== Task brief ==
Write out only the lines from the start of the entries up to and including the line with "var colors = ['#48484c', '#d40038', '#2d94ea', '#eb6c2b'];"; please skip the pictures.

++++ Record extracts ++++

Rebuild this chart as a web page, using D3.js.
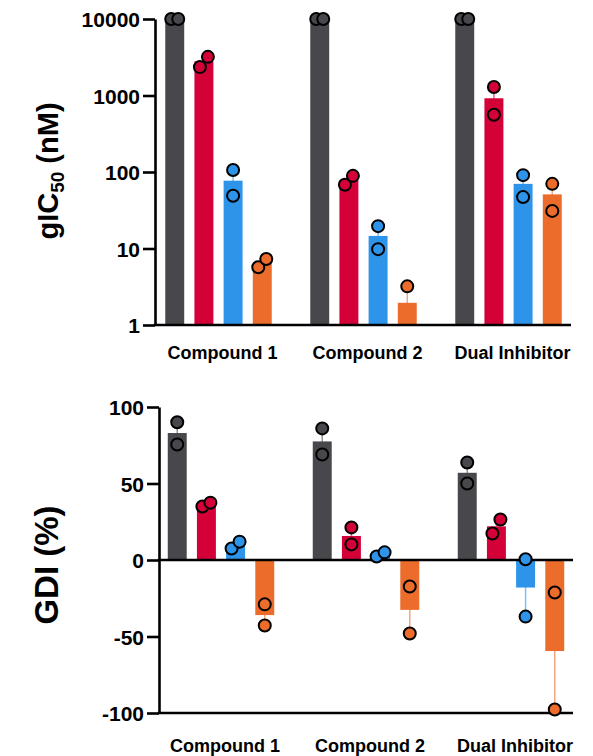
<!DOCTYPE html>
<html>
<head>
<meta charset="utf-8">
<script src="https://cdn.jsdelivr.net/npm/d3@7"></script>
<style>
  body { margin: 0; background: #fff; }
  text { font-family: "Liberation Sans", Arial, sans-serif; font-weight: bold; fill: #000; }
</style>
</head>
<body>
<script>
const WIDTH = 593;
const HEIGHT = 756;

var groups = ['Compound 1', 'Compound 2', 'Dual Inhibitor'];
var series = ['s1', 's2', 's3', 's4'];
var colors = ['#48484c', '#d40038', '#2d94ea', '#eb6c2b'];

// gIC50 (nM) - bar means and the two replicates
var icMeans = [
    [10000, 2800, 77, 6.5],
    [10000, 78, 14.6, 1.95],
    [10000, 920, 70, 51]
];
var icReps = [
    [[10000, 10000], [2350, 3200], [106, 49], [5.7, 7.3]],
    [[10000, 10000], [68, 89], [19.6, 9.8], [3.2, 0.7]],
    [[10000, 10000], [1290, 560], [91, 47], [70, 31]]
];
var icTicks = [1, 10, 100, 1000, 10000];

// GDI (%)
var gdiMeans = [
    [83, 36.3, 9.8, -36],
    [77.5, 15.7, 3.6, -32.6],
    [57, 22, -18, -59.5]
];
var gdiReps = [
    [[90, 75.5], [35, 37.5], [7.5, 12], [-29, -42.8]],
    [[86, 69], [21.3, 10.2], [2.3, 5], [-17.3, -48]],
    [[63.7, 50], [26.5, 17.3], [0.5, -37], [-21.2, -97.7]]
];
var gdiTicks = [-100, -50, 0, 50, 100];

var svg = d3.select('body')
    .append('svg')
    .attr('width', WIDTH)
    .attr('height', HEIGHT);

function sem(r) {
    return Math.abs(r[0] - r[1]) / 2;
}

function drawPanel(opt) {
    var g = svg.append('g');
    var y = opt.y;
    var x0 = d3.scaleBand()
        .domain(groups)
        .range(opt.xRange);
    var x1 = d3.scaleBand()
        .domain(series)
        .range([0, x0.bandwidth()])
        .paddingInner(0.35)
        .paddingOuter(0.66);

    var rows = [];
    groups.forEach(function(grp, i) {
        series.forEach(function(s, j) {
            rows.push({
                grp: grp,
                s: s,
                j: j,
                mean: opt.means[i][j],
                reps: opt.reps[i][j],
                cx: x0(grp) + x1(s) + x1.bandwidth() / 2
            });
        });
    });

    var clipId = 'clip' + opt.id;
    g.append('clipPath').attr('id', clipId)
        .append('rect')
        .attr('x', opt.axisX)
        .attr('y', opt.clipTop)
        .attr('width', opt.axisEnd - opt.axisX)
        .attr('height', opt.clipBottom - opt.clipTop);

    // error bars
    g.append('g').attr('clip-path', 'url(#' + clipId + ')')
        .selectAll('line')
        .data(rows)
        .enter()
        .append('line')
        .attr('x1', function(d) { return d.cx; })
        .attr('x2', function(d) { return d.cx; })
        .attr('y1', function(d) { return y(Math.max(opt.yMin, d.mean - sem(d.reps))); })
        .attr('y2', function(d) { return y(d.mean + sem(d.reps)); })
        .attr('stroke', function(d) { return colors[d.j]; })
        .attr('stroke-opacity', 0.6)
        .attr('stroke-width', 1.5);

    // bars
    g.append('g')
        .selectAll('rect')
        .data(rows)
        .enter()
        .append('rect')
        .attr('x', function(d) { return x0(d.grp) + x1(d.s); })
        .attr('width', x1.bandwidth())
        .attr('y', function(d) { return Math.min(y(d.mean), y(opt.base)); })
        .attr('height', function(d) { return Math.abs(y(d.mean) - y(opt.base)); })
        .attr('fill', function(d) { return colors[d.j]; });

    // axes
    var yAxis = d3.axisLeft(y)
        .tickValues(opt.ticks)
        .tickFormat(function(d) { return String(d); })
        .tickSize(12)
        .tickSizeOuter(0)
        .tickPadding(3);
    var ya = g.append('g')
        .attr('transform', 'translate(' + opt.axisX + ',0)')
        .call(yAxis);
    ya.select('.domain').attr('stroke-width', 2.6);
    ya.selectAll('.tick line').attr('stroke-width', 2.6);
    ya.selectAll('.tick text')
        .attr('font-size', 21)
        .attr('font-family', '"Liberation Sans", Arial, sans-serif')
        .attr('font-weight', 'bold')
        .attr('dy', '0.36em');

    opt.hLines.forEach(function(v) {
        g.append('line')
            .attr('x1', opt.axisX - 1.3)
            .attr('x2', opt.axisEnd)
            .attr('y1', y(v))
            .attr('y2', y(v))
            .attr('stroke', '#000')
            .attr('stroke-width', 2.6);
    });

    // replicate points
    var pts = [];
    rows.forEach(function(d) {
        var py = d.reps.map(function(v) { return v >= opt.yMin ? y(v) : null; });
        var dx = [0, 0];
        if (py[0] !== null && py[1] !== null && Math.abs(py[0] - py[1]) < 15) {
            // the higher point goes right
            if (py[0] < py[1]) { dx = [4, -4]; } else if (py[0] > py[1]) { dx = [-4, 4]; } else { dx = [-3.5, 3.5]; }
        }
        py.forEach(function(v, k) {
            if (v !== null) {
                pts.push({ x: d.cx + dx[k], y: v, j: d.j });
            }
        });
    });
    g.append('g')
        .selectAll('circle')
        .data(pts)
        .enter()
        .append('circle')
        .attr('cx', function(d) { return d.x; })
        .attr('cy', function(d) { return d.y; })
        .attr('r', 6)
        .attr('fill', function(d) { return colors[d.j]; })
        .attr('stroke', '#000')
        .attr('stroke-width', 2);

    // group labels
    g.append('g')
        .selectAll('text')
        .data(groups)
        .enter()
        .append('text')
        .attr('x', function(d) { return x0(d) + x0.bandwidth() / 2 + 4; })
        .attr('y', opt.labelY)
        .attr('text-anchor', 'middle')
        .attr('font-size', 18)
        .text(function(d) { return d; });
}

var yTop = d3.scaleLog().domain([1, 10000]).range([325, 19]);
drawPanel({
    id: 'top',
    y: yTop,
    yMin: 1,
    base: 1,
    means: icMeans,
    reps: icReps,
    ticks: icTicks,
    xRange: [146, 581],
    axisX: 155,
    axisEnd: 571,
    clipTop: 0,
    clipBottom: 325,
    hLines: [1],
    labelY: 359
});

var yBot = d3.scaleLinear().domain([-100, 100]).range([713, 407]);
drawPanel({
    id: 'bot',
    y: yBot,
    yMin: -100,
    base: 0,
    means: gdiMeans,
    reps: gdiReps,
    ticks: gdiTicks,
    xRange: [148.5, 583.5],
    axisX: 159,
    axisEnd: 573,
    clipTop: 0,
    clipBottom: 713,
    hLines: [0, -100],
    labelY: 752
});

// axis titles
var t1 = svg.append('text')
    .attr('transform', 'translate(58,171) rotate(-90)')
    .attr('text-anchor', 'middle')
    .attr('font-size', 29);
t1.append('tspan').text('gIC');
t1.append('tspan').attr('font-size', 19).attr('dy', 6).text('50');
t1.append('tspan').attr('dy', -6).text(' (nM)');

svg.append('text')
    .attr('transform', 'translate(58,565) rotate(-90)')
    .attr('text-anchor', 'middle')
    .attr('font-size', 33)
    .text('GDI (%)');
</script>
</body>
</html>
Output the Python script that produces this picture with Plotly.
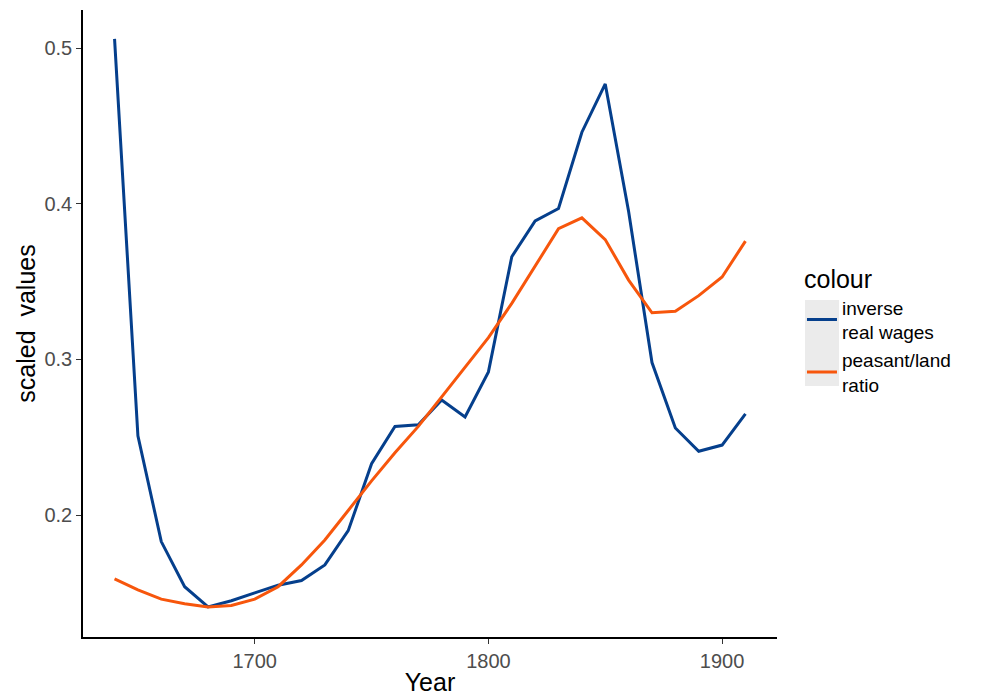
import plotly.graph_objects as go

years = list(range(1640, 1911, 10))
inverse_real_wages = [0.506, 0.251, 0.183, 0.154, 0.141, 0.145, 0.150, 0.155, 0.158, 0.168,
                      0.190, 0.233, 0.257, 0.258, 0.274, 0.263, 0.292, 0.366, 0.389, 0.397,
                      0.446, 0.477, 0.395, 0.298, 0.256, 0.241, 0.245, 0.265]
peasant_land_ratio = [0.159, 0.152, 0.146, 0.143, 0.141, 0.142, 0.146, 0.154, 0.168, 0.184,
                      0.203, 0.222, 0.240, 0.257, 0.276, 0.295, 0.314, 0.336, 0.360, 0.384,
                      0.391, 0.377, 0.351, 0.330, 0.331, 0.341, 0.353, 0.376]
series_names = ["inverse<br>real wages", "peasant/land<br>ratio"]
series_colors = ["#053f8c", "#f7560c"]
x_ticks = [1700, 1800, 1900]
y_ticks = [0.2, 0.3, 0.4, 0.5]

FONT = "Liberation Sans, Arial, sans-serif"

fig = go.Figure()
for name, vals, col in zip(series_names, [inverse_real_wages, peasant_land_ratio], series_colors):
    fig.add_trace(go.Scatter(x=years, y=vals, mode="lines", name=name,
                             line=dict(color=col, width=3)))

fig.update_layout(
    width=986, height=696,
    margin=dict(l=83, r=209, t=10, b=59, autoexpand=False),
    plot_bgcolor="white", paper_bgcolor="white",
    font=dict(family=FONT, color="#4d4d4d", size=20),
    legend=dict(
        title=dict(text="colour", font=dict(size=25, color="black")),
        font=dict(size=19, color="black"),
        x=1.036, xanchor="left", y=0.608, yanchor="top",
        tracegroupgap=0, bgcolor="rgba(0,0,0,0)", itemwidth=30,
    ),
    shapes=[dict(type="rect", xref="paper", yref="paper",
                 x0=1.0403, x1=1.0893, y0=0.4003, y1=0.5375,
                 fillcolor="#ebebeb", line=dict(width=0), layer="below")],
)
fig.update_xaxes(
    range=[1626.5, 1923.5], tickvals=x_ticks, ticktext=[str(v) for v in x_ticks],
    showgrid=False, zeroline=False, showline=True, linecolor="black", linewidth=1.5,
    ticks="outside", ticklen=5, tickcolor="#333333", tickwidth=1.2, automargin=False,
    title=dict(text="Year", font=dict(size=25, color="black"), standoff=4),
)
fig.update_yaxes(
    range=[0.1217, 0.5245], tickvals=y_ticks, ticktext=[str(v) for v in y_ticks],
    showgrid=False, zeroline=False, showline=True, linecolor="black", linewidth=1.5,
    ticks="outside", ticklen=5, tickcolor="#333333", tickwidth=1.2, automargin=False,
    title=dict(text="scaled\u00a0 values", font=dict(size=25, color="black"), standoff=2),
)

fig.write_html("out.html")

++++

== Correct result ==
Rebuild this chart as a web page, using D3.js.
<!DOCTYPE html>
<html>
<head>
<meta charset="utf-8">
<script src="https://cdn.jsdelivr.net/npm/d3@7"></script>
<style>
  body { margin: 0; background: #fff; }
  text { font-family: "Liberation Sans", Arial, sans-serif; font-weight: bold; fill: #000; }
</style>
</head>
<body>
<script>
const WIDTH = 593;
const HEIGHT = 756;

var groups = ['Compound 1', 'Compound 2', 'Dual Inhibitor'];
var series = ['s1', 's2', 's3', 's4'];
var colors = ['#48484c', '#d40038', '#2d94ea', '#eb6c2b'];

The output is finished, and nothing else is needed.